Jul 1902
adsabs.harvard.edu/cgi-bin/nph-data_query?bibcode=1902natur..66..320b&link_type=abstract
Nature, Volume 66, Issue 1709, pp. 320 (1902).
Other
Scientific paper
THE very brilliant meteor which made its appearance at about 10h. 30m. on Sunday night, July 13, is on record, so far as is known at present (July 26), as having been seen from 106 places. A large proportion of these are in the counties of Middlesex, Surrey, Kent and Essex, while isolated accounts come from as far away as Devon, Wales, Lancashire, Lincolnshire and Norfolk. Many reports of the phenomenon give no details whatever; very few give trustworthy data concerning its path in the heavens. The meteor was fortunately seen by Mr. Denning at Bristol, and from descriptions by him and a few other observers who carefully noted the position of the meteor its approximate real path in the air has been computed.

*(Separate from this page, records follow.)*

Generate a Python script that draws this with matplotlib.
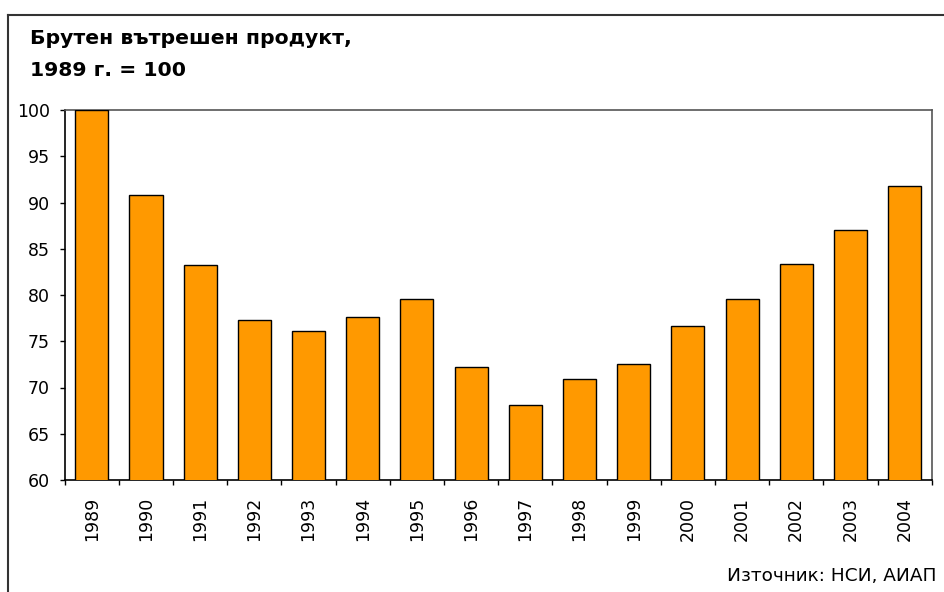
import matplotlib
matplotlib.use("Agg")
import matplotlib.pyplot as plt
from matplotlib.lines import Line2D
import numpy as np

years = ["1989", "1990", "1991", "1992", "1993", "1994", "1995", "1996",
         "1997", "1998", "1999", "2000", "2001", "2002", "2003", "2004"]
gdp_index = [100.0, 90.8, 83.2, 77.3, 76.1, 77.6, 79.6, 72.2,
             68.1, 70.9, 72.5, 76.6, 79.6, 83.4, 87.0, 91.8]
y_ticks = [60, 65, 70, 75, 80, 85, 90, 95, 100]

title_line1 = "Брутен вътрешен продукт,"
title_line2 = "1989 г. = 100"
source_text = "Източник: НСИ, АИАП"

plt.rcParams['font.family'] = ['DejaVu Sans']

fig = plt.figure(figsize=(9.45, 5.92), dpi=100)
ax = fig.add_axes([64.7/945, 1-480/592, (931.7-64.7)/945, (480-110)/592])

x = np.arange(len(years))
ax.bar(x, gdp_index, width=0.61, color="#FF9900", edgecolor="black", linewidth=1.0, zorder=3)

ax.set_ylim(60, 100)
ax.set_xlim(-0.5, len(years) - 0.5)
ax.set_yticks(y_ticks)
ax.set_yticklabels([str(t) for t in y_ticks], fontsize=12.5)
ax.set_xticks(x)
ax.set_xticklabels(years, rotation=90, fontsize=12.5)
ax.set_xticks(np.arange(-0.5, len(years), 1.0), minor=True)
ax.tick_params(axis='x', which='major', length=0, pad=12)
ax.tick_params(axis='x', which='minor', length=3.5, width=1, direction='out')
ax.tick_params(axis='y', length=3.5, width=1, direction='out', pad=7)

for side in ["left", "bottom"]:
    ax.spines[side].set_color("black")
    ax.spines[side].set_linewidth(1.2)
for side in ["top", "right"]:
    ax.spines[side].set_color("#555555")
    ax.spines[side].set_linewidth(1.2)

fig.text(30/945, 1-38/592, title_line1, fontsize=14.7, fontweight="bold", va="center", ha="left")
fig.text(30/945, 1-71/592, title_line2, fontsize=14.7, fontweight="bold", va="center", ha="left")
fig.text(937/945, 1-576/592, source_text, fontsize=13.3, va="center", ha="right")

fig.add_artist(Line2D([8/945, 8/945], [0, 1-15/592], transform=fig.transFigure, color="#333333", linewidth=1.5))
fig.add_artist(Line2D([8/945, 1], [1-15/592, 1-15/592], transform=fig.transFigure, color="#333333", linewidth=1.5))

fig.savefig("out.png", dpi=100)
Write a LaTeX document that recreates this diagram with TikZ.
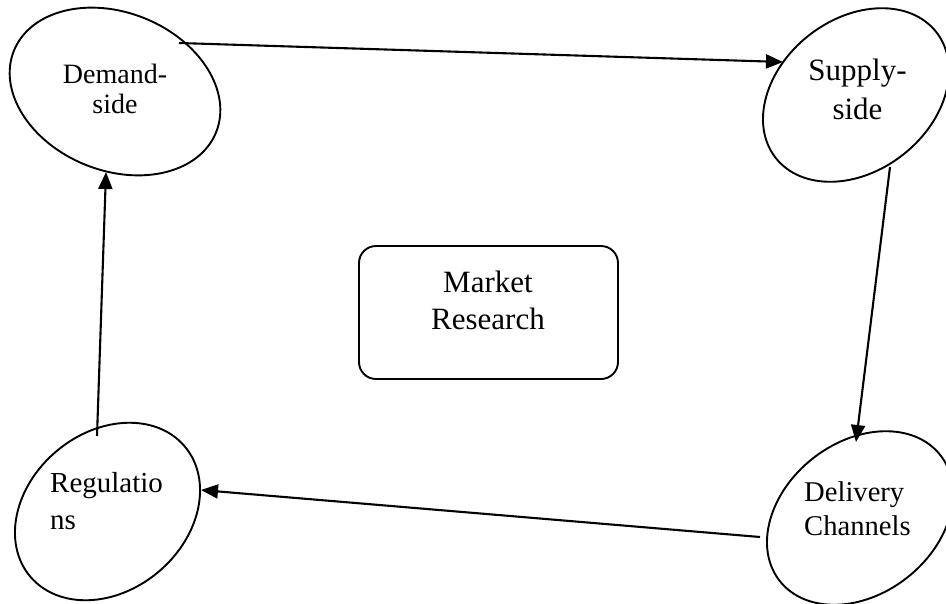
\documentclass[tikz,border=0pt]{standalone}
\usepackage{fontspec}
\setmainfont{Liberation Serif}
\usetikzlibrary{shapes.geometric,arrows.meta}
\begin{document}
\begin{tikzpicture}[x=1pt,y=-1pt,
  oval/.style={draw, ellipse, line width=1.9pt, inner sep=0pt},
  box/.style={draw, rounded corners=17pt, line width=1.9pt, inner sep=0pt},
  flow/.style={line width=2.1pt, -{Triangle[length=17pt,width=14pt]}},
  lbl/.style={inner sep=0pt, anchor=base}]
\useasboundingbox (0,0) rectangle (946,603);

% the four stages, drawn as tilted ovals
\node[oval, minimum width=218pt, minimum height=158pt, rotate=-22] (dem) at (115,91.5) {};
\node[oval, minimum width=204pt, minimum height=152pt, rotate=38] (sup) at (856,95) {};
\node[oval, minimum width=204pt, minimum height=152pt, rotate=38] (del) at (860,518) {};
\node[oval, minimum width=202pt, minimum height=158pt, rotate=40] (reg) at (107.5,511.5) {};

% central box
\node[box, minimum width=259pt, minimum height=133pt] (mr) at (488.5,312.5) {};

% labels (anchored on the baseline of their last line)
\node[lbl, align=center, font=\fontsize{28}{30}\selectfont] (demt) at (115,113) {Demand-\\side};
\node[lbl, align=center, font=\fontsize{31}{39}\selectfont] (supt) at (857.5,119) {Supply-\\side};
\node[lbl, anchor=base west, align=left, font=\fontsize{28.6}{34}\selectfont] (delt) at (804,535) {Delivery\\Channels};
\node[lbl, anchor=base west, align=left, font=\fontsize{29}{37}\selectfont] (regt) at (50,529) {Regulatio\\ns};
\node[lbl, align=center, font=\fontsize{31}{37}\selectfont] (mrt) at (488,329) {Market\\Research};

% connector end points on the oval borders
\coordinate (demout) at (179,43);
\coordinate (supin)  at (783,62);
\coordinate (supout) at (890,167);
\coordinate (delin)  at (856,442);
\coordinate (delout) at (760,537);
\coordinate (regin)  at (201,490);
\coordinate (regout) at (97,436);
\coordinate (demin)  at (106,172);

\draw[flow] (demout) -- (supin);
\draw[flow] (supout) -- (delin);
\draw[flow] (delout) -- (regin);
\draw[flow] (regout) -- (demin);
\end{tikzpicture}
\end{document}
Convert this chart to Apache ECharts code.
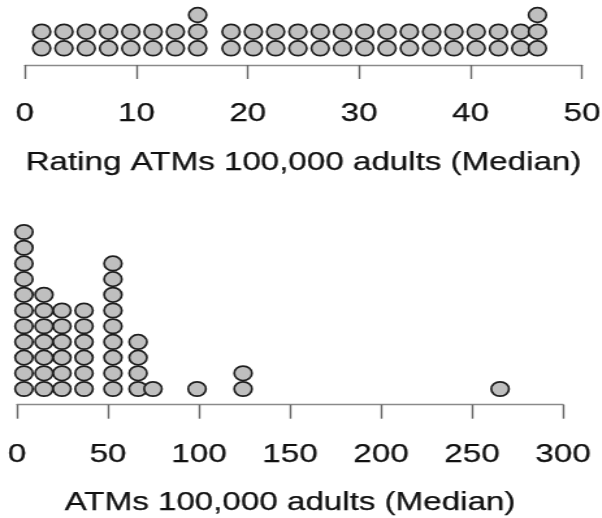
<!DOCTYPE html>
<html>
<head>
<meta charset="utf-8">
<script src="https://cdn.jsdelivr.net/npm/echarts@6/dist/echarts.min.js"></script>
<style>
html,body{margin:0;padding:0;overflow:hidden;background:#fff;}
#main{width:463px;height:518px;transform:scaleX(1.3);transform-origin:0 0;}
</style>
</head>
<body>
<div id="main"></div>
<script>
// Top dot plot: rating (bin centres and stack counts)
const ratingBins   = [1.5, 3.5, 5.5, 7.5, 9.5, 11.5, 13.5, 15.5, 18.5, 20.5, 22.5, 24.5, 26.5, 28.5, 30.5, 32.5, 34.5, 36.5, 38.5, 40.5, 42.5, 44.5, 46];
const ratingCounts = [2, 2, 2, 2, 2, 2, 2, 3, 2, 2, 2, 2, 2, 2, 2, 2, 2, 2, 2, 2, 2, 2, 3];
const ratingTicks  = [0, 10, 20, 30, 40, 50];
const ratingTitle  = 'Rating ATMs 100,000 adults (Median)';

// Bottom dot plot: ATMs per 100,000 adults
const atmBins   = [3.8, 14.8, 24.7, 36.8, 52.7, 66.5, 74.7, 98.9, 124.2, 265.4];
const atmCounts = [11, 7, 6, 6, 9, 4, 1, 1, 2, 1];
const atmTicks  = [0, 50, 100, 150, 200, 250, 300];
const atmTitle  = 'ATMs 100,000 adults (Median)';

function stack(bins, counts) {
  const out = [];
  bins.forEach((b, i) => { for (let k = 1; k <= counts[i]; k++) out.push([b, k]); });
  return out;
}

const FONT = '"Liberation Sans", Arial, sans-serif';
const textStyle = { fontSize: 25.5, color: '#111', fontFamily: FONT, textBorderColor: '#111', textBorderWidth: 0.25 };
function xAxisCfg(gridIndex, ticks, title, margin, gap) {
  return {
    type: 'value', gridIndex,
    min: ticks[0], max: ticks[ticks.length - 1], interval: ticks[1] - ticks[0],
    splitLine: { show: false },
    axisLine: { show: true, lineStyle: { color: '#8a8a8a', width: 1.4 } },
    axisTick: { show: true, inside: false, length: 14, lineStyle: { color: '#666', width: 1.4 } },
    axisLabel: Object.assign({ margin: margin, showMinLabel: true, showMaxLabel: true, hideOverlap: false }, textStyle),
    name: title, nameLocation: 'middle', nameGap: gap,
    nameTextStyle: Object.assign({}, textStyle)
  };
}
function yAxisCfg(gridIndex, min, max) {
  return { type: 'value', gridIndex, min, max, show: false, splitLine: { show: false } };
}
const dotStyle = { color: '#bfbfbf', borderColor: '#1e1e1e', borderWidth: 1.7, opacity: 1 };

const chart = echarts.init(document.getElementById('main'), null, { renderer: 'canvas' });
chart.setOption({
  animation: false,
  backgroundColor: '#fff',
  grid: [
    { left: 19.2, width: 428.5, top: 7, height: 67, containLabel: false, outerBoundsMode: 'none' },
    { left: 13.1, width: 420, top: 222, height: 194, containLabel: false, outerBoundsMode: 'none' }
  ],
  xAxis: [
    xAxisCfg(0, ratingTicks, ratingTitle, 27, 76),
    xAxisCfg(1, atmTicks, atmTitle, 26, 74)
  ],
  yAxis: [
    yAxisCfg(0, -0.54, 3.48),
    yAxisCfg(1, -0.72, 11.64)
  ],
  series: [
    { type: 'scatter', xAxisIndex: 0, yAxisIndex: 0, symbol: 'circle', symbolSize: [13.6, 14.8],
      itemStyle: dotStyle, silent: true, data: stack(ratingBins, ratingCounts) },
    { type: 'scatter', xAxisIndex: 1, yAxisIndex: 1, symbol: 'circle', symbolSize: [13.6, 14.4],
      itemStyle: dotStyle, silent: true, data: stack(atmBins, atmCounts) }
  ]
});
</script>
</body>
</html>
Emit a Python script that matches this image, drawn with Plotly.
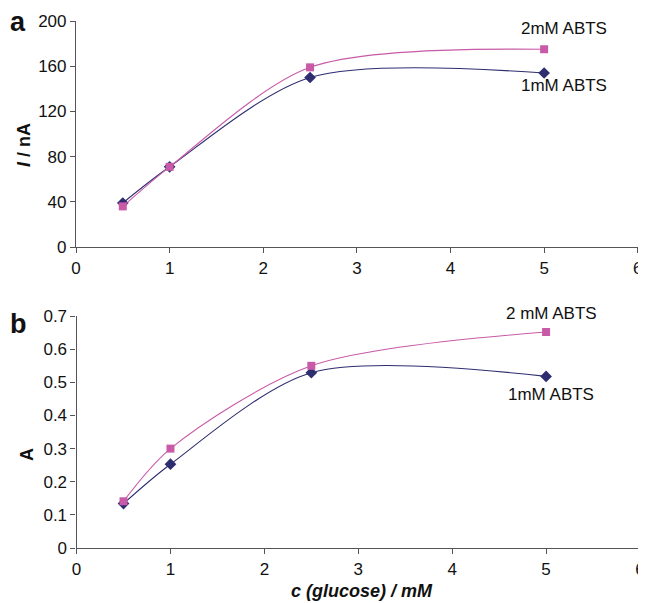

At its first appearance the object seems to have been at an elevation of 86½ miles, the place of its final extinction being 52½ miles over the Straits of Dover. The course of 45 miles was over a line 11 miles to the west of one joining St. Omer and Cape Gris Nez. The fireball must have presented a splendid sight to the inhabitants of the district of France over which it passed, and it is greatly to be hoped that some descriptions will be available from there in order that the above result may be confirmed or corrected.